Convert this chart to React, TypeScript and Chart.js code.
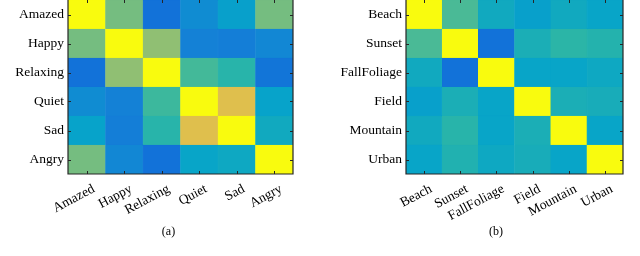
import React, { useEffect, useRef } from "react";
import { Chart, registerables } from "chart.js";

Chart.register(...registerables);

// ---------- data ----------
const emotionLabels = ["Amazed", "Happy", "Relaxing", "Quiet", "Sad", "Angry"];
const emotionMatrix = [
  [1.0, 0.6, 0.2, 0.29, 0.36, 0.6],
  [0.6, 1.0, 0.64, 0.25, 0.24, 0.27],
  [0.2, 0.64, 1.0, 0.53, 0.48, 0.21],
  [0.29, 0.25, 0.52, 1.0, 0.79, 0.37],
  [0.37, 0.24, 0.48, 0.79, 1.0, 0.41],
  [0.6, 0.27, 0.2, 0.38, 0.4, 1.0],
];

const sceneLabels = ["Beach", "Sunset", "FallFoliage", "Field", "Mountain", "Urban"];
const sceneMatrix = [
  [1.0, 0.54, 0.41, 0.36, 0.41, 0.38],
  [0.54, 1.0, 0.2, 0.44, 0.49, 0.47],
  [0.41, 0.2, 1.0, 0.38, 0.38, 0.4],
  [0.36, 0.44, 0.38, 1.0, 0.44, 0.43],
  [0.41, 0.48, 0.38, 0.44, 1.0, 0.38],
  [0.38, 0.46, 0.4, 0.43, 0.38, 1.0],
];

const captions = ["(a)", "(b)"];

// parula-like colormap stops
const parulaStops = [
  "#352a87",
  "#0f5cdd",
  "#1481d6",
  "#06a4ca",
  "#2eb7a4",
  "#87bf77",
  "#d1bb59",
  "#fec832",
  "#f9fb0e",
];

function hexToRgb(h: string) {
  return [1, 3, 5].map((i) => parseInt(h.slice(i, i + 2), 16));
}

function parula(t: number) {
  const v = Math.max(0, Math.min(1, t)) * (parulaStops.length - 1);
  const i = Math.min(Math.floor(v), parulaStops.length - 2);
  const f = v - i;
  const a = hexToRgb(parulaStops[i]);
  const b = hexToRgb(parulaStops[i + 1]);
  const c = a.map((x, k) => Math.round(x + (b[k] - x) * f));
  return `rgb(${c[0]},${c[1]},${c[2]})`;
}

const FONT = "'Liberation Serif', 'Times New Roman', serif";

const boxPlugin = {
  id: "matlabBox",
  afterDatasetsDraw(chart: any) {
    const { ctx, chartArea, scales } = chart;
    const { left, right, top, bottom } = chartArea;
    ctx.save();
    ctx.strokeStyle = "#262626";
    ctx.lineWidth = 1.2;
    ctx.beginPath();
    ctx.moveTo(left, top - 2);
    ctx.lineTo(left, bottom);
    ctx.lineTo(right, bottom);
    ctx.lineTo(right, top - 2);
    ctx.stroke();
    const n = scales.x.ticks.length;
    ctx.lineWidth = 1;
    ctx.beginPath();
    for (let i = 0; i < n; i++) {
      const x = Math.round(scales.x.getPixelForValue(i)) + 0.5;
      ctx.moveTo(x, bottom);
      ctx.lineTo(x, bottom - 3);
      ctx.moveTo(x, top);
      ctx.lineTo(x, top + 3);
    }
    scales.y.ticks.forEach((t: any) => {
      const y = Math.round(scales.y.getPixelForValue(t.value)) + 0.5;
      ctx.moveTo(left, y);
      ctx.lineTo(left + 3, y);
      ctx.moveTo(right, y);
      ctx.lineTo(right - 3, y);
    });
    ctx.stroke();
    ctx.restore();
  },
};

function Heatmap(props: {
  labels: string[];
  matrix: number[][];
  yWidth: number;
  padRight: number;
}) {
  const ref = useRef<HTMLCanvasElement>(null);
  useEffect(() => {
    const { labels, matrix, yWidth, padRight } = props;
    const n = labels.length;
    // bottom row first (stacked upward)
    const datasets = [];
    for (let r = n - 1; r >= 0; r--) {
      const colors = matrix[r].map((v) => parula(v));
      datasets.push({
        label: labels[r],
        data: matrix[r].map(() => 1),
        backgroundColor: colors,
        borderColor: colors,
        borderWidth: 0.6,
        borderSkipped: false,
        barPercentage: 1,
        categoryPercentage: 1,
      });
    }
    const chart = new Chart(ref.current!, {
      type: "bar",
      data: { labels, datasets },
      plugins: [boxPlugin],
      options: {
        animation: false,
        responsive: false,
        devicePixelRatio: 1,
        layout: { padding: { left: 0, right: padRight, top: 0, bottom: 0 } },
        plugins: { legend: { display: false }, tooltip: { enabled: false } },
        scales: {
          x: {
            stacked: true,
            grid: { display: false, drawTicks: false },
            border: { display: false },
            ticks: {
              autoSkip: false,
              maxRotation: 28,
              minRotation: 28,
              padding: 7,
              color: "#000",
              font: { family: FONT, size: 13.5 },
            },
            afterFit: (s: any) => {
              s.height = 82;
              s.paddingLeft = 0;
              s.paddingRight = 0;
              if (!s._shifted) {
                const orig = s.getPixelForTick.bind(s);
                s.getPixelForTick = (i: number) => orig(i) + 7;
                s._shifted = true;
              }
            },
          },
          y: {
            stacked: true,
            min: 0,
            max: n,
            grid: { display: false, drawTicks: false },
            border: { display: false },
            afterBuildTicks: (s: any) => {
              s.ticks = labels.map((_, i) => ({ value: i + 0.5 }));
            },
            ticks: {
              padding: 4,
              color: "#000",
              font: { family: FONT, size: 13.5 },
              callback: (_v: any, i: number) => labels[n - 1 - i],
            },
            afterFit: (s: any) => {
              s.width = yWidth;
              s.paddingTop = 0;
              s.paddingBottom = 0;
            },
          },
        },
      },
    });
    return () => chart.destroy();
  }, []);
  return <canvas ref={ref} width={320} height={256} style={{ width: 320, height: 256, display: "block" }} />;
}

export default function App() {
  const capStyle = (cx: number): React.CSSProperties => ({
    position: "absolute",
    left: cx - 20,
    width: 40,
    top: 224,
    textAlign: "center",
    fontFamily: FONT,
    fontSize: 12,
    lineHeight: "15px",
    color: "#000",
  });
  return (
    <div style={{ position: "absolute", left: 0, top: 0, width: 640, height: 256, background: "#fff", overflow: "hidden" }}>
      <div style={{ position: "absolute", left: 0, top: 0 }}>
        <Heatmap labels={emotionLabels} matrix={emotionMatrix} yWidth={68} padRight={27} />
      </div>
      <div style={{ position: "absolute", left: 320, top: 0 }}>
        <Heatmap labels={sceneLabels} matrix={sceneMatrix} yWidth={86} padRight={17} />
      </div>
      <div style={capStyle(168.5)}>{captions[0]}</div>
      <div style={capStyle(496)}>{captions[1]}</div>
    </div>
  );
}
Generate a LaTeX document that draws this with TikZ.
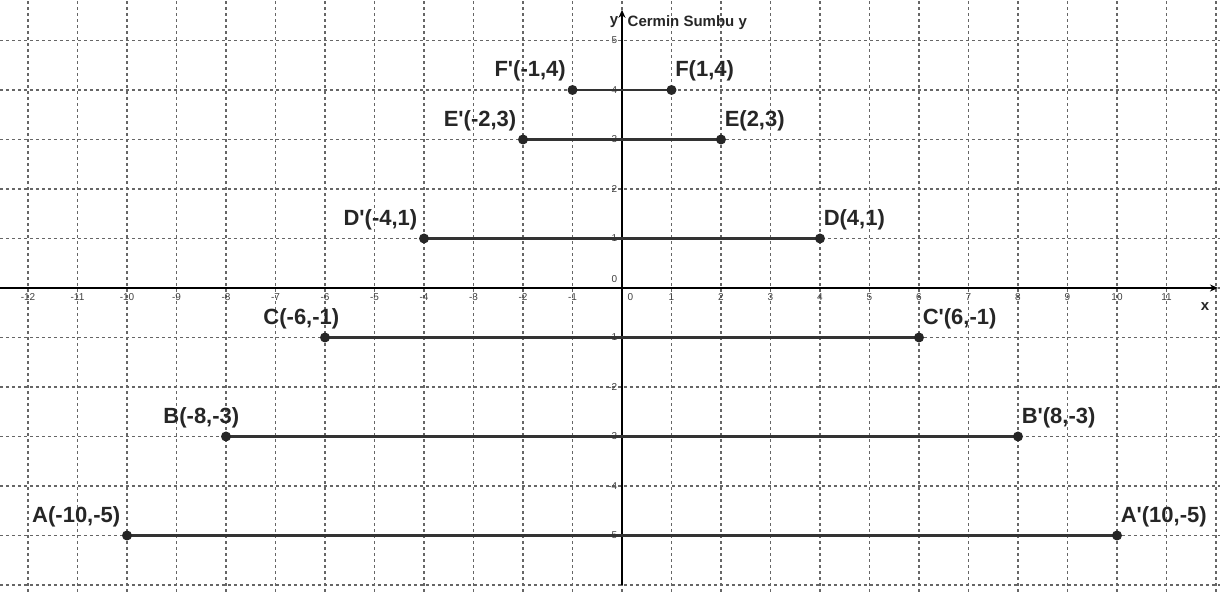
\documentclass[tikz,border=0pt]{standalone}
\usepackage{fontspec}
\setmainfont{Liberation Sans}
\usetikzlibrary{arrows.meta}

\tikzset{every picture/.style={line width=0.75pt}}
\tikzset{
  gridline/.style={black!60, line width=0.55pt, dash pattern=on 1.5pt off 1.5pt},
  axisline/.style={black, line width=1pt, -{Stealth[length=4pt,width=3.5pt]}},
  seg/.style={black!80, line width=1.4pt},
  lblR/.style={anchor=base west, inner sep=0pt, xshift=1.5pt, yshift=6.5pt,
    font=\fontsize{11}{13}\selectfont\bfseries, text=black!85},
  lblL/.style={lblR, anchor=base east, xshift=-4.5pt},
  ticklbl/.style={font=\fontsize{5}{6}\selectfont, text=black!75, inner sep=1pt},
  axlbl/.style={font=\fontsize{7.5}{9}\selectfont\bfseries, text=black!85, inner sep=0pt},
}
\newcommand{\pr}{\textquotesingle}

\begin{document}
\begin{tikzpicture}[x=24.75pt,y=24.75pt]
%frame of the picture
\coordinate (sw) at (-12.566,-6.141);
\coordinate (ne) at (12.081,5.818);
\useasboundingbox (sw) rectangle (ne);

%Grid
\foreach \i in {-12,...,12}
  \draw[gridline] (\i,-6.141) -- (\i,5.818);
\foreach \j in {-6,...,5}
  \draw[gridline] (-12.566,\j) -- (12.081,\j);

%Axes
\coordinate (xl) at (-12.566,0);
\coordinate (xr) at (12.04,0);
\coordinate (yb) at (0,-6.0);
\coordinate (yt) at (0,5.62);
\draw[axisline] (xl) -- (xr);
\draw[axisline] (yb) -- (yt);

% Tick labels
\foreach \i in {-12,...,-1,1,2,...,11}
  \node[ticklbl, anchor=north] at (\i,-0.06) {\i};
\foreach \j in {-5,...,-1,1,2,...,5}
  \node[ticklbl, anchor=east] at (-0.04,\j) {\j};
\node[ticklbl, anchor=south east] (oy) at (-0.04,0.05) {0};
\node[ticklbl, anchor=north west] (ox) at (0.06,-0.06) {0};

% Axis labels
\node[axlbl] (xlab) at (11.78,-0.38) {x};
\node[axlbl, anchor=east] (ylab) at (-0.06,5.37) {y};
\node[axlbl, anchor=west] (mirror) at (0.1,5.37) {Cermin Sumbu y};

%Points and their mirror images
\foreach \n/\x/\y in {A/-10/-5, Ap/10/-5, B/-8/-3, Bp/8/-3, C/-6/-1, Cp/6/-1,
                      Dp/-4/1, D/4/1, Ep/-2/3, E/2/3, Fp/-1/4, F/1/4}
  \coordinate (\n) at (\x,\y);

%Segments
\draw[seg] (A) -- (Ap);
\draw[seg] (B) -- (Bp);
\draw[seg] (C) -- (Cp);
\draw[seg] (Dp) -- (D);
\draw[seg] (Ep) -- (E);
\draw[seg] (Fp) -- (F);
\foreach \n in {A,Ap,B,Bp,C,Cp,Dp,D,Ep,E,Fp,F}
  \fill[black!85] (\n) circle [radius=2.5pt];

% Text Node
\node[lblL] (lA) at (A) {A(-10,-5)};
\node[lblR] (lAp) at (Ap) {A\pr(10,-5)};
\node[lblL, xshift=10pt] (lB) at (B) {B(-8,-3)};
\node[lblR] (lBp) at (Bp) {B\pr(8,-3)};
\node[lblL, xshift=10.5pt] (lC) at (C) {C(-6,-1)};
\node[lblR] (lCp) at (Cp) {C\pr(6,-1)};
\node[lblL] (lDp) at (Dp) {D\pr(-4,1)};
\node[lblR] (lD) at (D) {D(4,1)};
\node[lblL] (lEp) at (Ep) {E\pr(-2,3)};
\node[lblR] (lE) at (E) {E(2,3)};
\node[lblL] (lFp) at (Fp) {F\pr(-1,4)};
\node[lblR] (lF) at (F) {F(1,4)};

\end{tikzpicture}
\end{document}
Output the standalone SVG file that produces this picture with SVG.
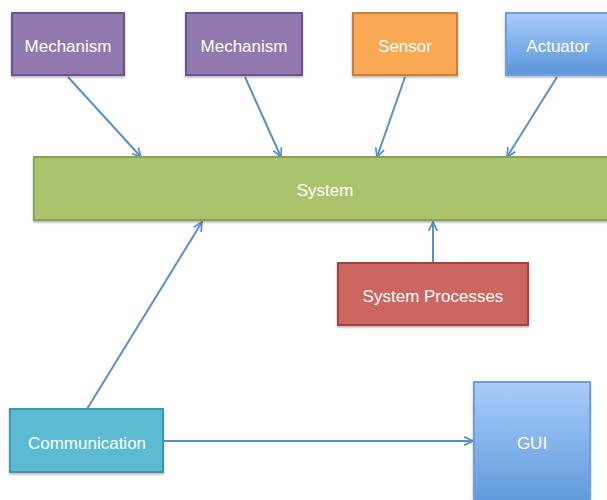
<svg xmlns="http://www.w3.org/2000/svg" width="607" height="500" viewBox="0 0 607 500">
  <defs>
    <linearGradient id="blueGrad" x1="0" y1="0" x2="0" y2="1">
      <stop offset="0" stop-color="#A9CCFB"/>
      <stop offset="1" stop-color="#5A96DA"/>
    </linearGradient>
    <linearGradient id="guiGrad" x1="0" y1="0" x2="0" y2="1">
      <stop offset="0" stop-color="#A9CCFB"/>
      <stop offset="1" stop-color="#5E99DB"/>
    </linearGradient>
    <filter id="shadow" x="-10%" y="-10%" width="120%" height="130%">
      <feDropShadow dx="0" dy="1.5" stdDeviation="1.2" flood-color="#000" flood-opacity="0.3"/>
    </filter>
    <marker id="arrow" viewBox="0 0 10 10" refX="9" refY="5" markerWidth="5.5" markerHeight="5.5" orient="auto" markerUnits="strokeWidth">
      <path d="M1,1 L9,5 L1,9" fill="none" stroke="#5B8FCB" stroke-width="1.6"/>
    </marker>
    <style>
      .box { stroke-width: 2; filter: url(#shadow); }
      .label { font-family: "Liberation Sans", Arial, sans-serif; font-size: 17px; fill: #FFFFFF; text-anchor: middle; }
      .conn { stroke: #5B8FCB; stroke-width: 2; fill: none; marker-end: url(#arrow); }
      .mech { fill: #9179B0; stroke: #6E5290; }
    </style>
  </defs>

  <!-- connectors -->
  <g id="connectors">
    <line class="conn" x1="68" y1="77" x2="141" y2="157"/>
    <line class="conn" x1="245" y1="77" x2="281" y2="157"/>
    <line class="conn" x1="405" y1="77" x2="377" y2="157"/>
    <line class="conn" x1="557" y1="77" x2="507" y2="157"/>
    <line class="conn" x1="433" y1="263" x2="433" y2="222"/>
    <line class="conn" x1="87" y1="409" x2="202" y2="222"/>
    <line class="conn" x1="164" y1="441" x2="473" y2="441"/>
  </g>

  <g id="mechanism-1">
    <rect class="box mech" x="12" y="13" width="112" height="62"/>
    <text class="label" x="68" y="52">Mechanism</text>
  </g>
  <g id="mechanism-2">
    <rect class="box mech" x="186" y="13" width="116" height="62"/>
    <text class="label" x="244" y="52">Mechanism</text>
  </g>
  <g id="sensor">
    <rect class="box" x="353" y="13" width="104" height="62" fill="#F9A853" stroke="#CF7F35"/>
    <text class="label" x="405" y="52">Sensor</text>
  </g>
  <g id="actuator">
    <rect class="box" x="506" y="13" width="106" height="62" fill="url(#blueGrad)" stroke="#6F9ED6"/>
    <text class="label" x="558" y="52">Actuator</text>
  </g>
  <g id="system">
    <rect class="box" x="34" y="157" width="580" height="63" fill="#AAC46D" stroke="#88A24E"/>
    <text class="label" x="325" y="196">System</text>
  </g>
  <g id="system-processes">
    <rect class="box" x="338" y="263" width="190" height="62" fill="#CD6661" stroke="#A8423E"/>
    <text class="label" x="433" y="302">System Processes</text>
  </g>
  <g id="communication">
    <rect class="box" x="10" y="409" width="153" height="63" fill="#5BBAD3" stroke="#3D98AF"/>
    <text class="label" x="87" y="449">Communication</text>
  </g>
  <g id="gui">
    <rect class="box" x="474" y="382" width="116" height="125" fill="url(#guiGrad)" stroke="#6F9ED6"/>
    <text class="label" x="532" y="449">GUI</text>
  </g>
</svg>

_ _ _ _ _ _ _

WORK TO COMPLETE: From the listing above, repeat only the lines between the line containing "Generate a LaTeX" and the line containing "(\n) circle [radius=2.5pt];", those two included. Pictures are not part of the copy.

RESPONSE BELOW:
Generate a LaTeX document that draws this with TikZ.
\documentclass[tikz,border=0pt]{standalone}
\usepackage{fontspec}
\setmainfont{Liberation Sans}
\usetikzlibrary{arrows.meta}

\tikzset{every picture/.style={line width=0.75pt}}
\tikzset{
  gridline/.style={black!60, line width=0.55pt, dash pattern=on 1.5pt off 1.5pt},
  axisline/.style={black, line width=1pt, -{Stealth[length=4pt,width=3.5pt]}},
  seg/.style={black!80, line width=1.4pt},
  lblR/.style={anchor=base west, inner sep=0pt, xshift=1.5pt, yshift=6.5pt,
    font=\fontsize{11}{13}\selectfont\bfseries, text=black!85},
  lblL/.style={lblR, anchor=base east, xshift=-4.5pt},
  ticklbl/.style={font=\fontsize{5}{6}\selectfont, text=black!75, inner sep=1pt},
  axlbl/.style={font=\fontsize{7.5}{9}\selectfont\bfseries, text=black!85, inner sep=0pt},
}
\newcommand{\pr}{\textquotesingle}

\begin{document}
\begin{tikzpicture}[x=24.75pt,y=24.75pt]
%frame of the picture
\coordinate (sw) at (-12.566,-6.141);
\coordinate (ne) at (12.081,5.818);
\useasboundingbox (sw) rectangle (ne);

%Grid
\foreach \i in {-12,...,12}
  \draw[gridline] (\i,-6.141) -- (\i,5.818);
\foreach \j in {-6,...,5}
  \draw[gridline] (-12.566,\j) -- (12.081,\j);

%Axes
\coordinate (xl) at (-12.566,0);
\coordinate (xr) at (12.04,0);
\coordinate (yb) at (0,-6.0);
\coordinate (yt) at (0,5.62);
\draw[axisline] (xl) -- (xr);
\draw[axisline] (yb) -- (yt);

% Tick labels
\foreach \i in {-12,...,-1,1,2,...,11}
  \node[ticklbl, anchor=north] at (\i,-0.06) {\i};
\foreach \j in {-5,...,-1,1,2,...,5}
  \node[ticklbl, anchor=east] at (-0.04,\j) {\j};
\node[ticklbl, anchor=south east] (oy) at (-0.04,0.05) {0};
\node[ticklbl, anchor=north west] (ox) at (0.06,-0.06) {0};

% Axis labels
\node[axlbl] (xlab) at (11.78,-0.38) {x};
\node[axlbl, anchor=east] (ylab) at (-0.06,5.37) {y};
\node[axlbl, anchor=west] (mirror) at (0.1,5.37) {Cermin Sumbu y};

%Points and their mirror images
\foreach \n/\x/\y in {A/-10/-5, Ap/10/-5, B/-8/-3, Bp/8/-3, C/-6/-1, Cp/6/-1,
                      Dp/-4/1, D/4/1, Ep/-2/3, E/2/3, Fp/-1/4, F/1/4}
  \coordinate (\n) at (\x,\y);

%Segments
\draw[seg] (A) -- (Ap);
\draw[seg] (B) -- (Bp);
\draw[seg] (C) -- (Cp);
\draw[seg] (Dp) -- (D);
\draw[seg] (Ep) -- (E);
\draw[seg] (Fp) -- (F);
\foreach \n in {A,Ap,B,Bp,C,Cp,Dp,D,Ep,E,Fp,F}
  \fill[black!85] (\n) circle [radius=2.5pt];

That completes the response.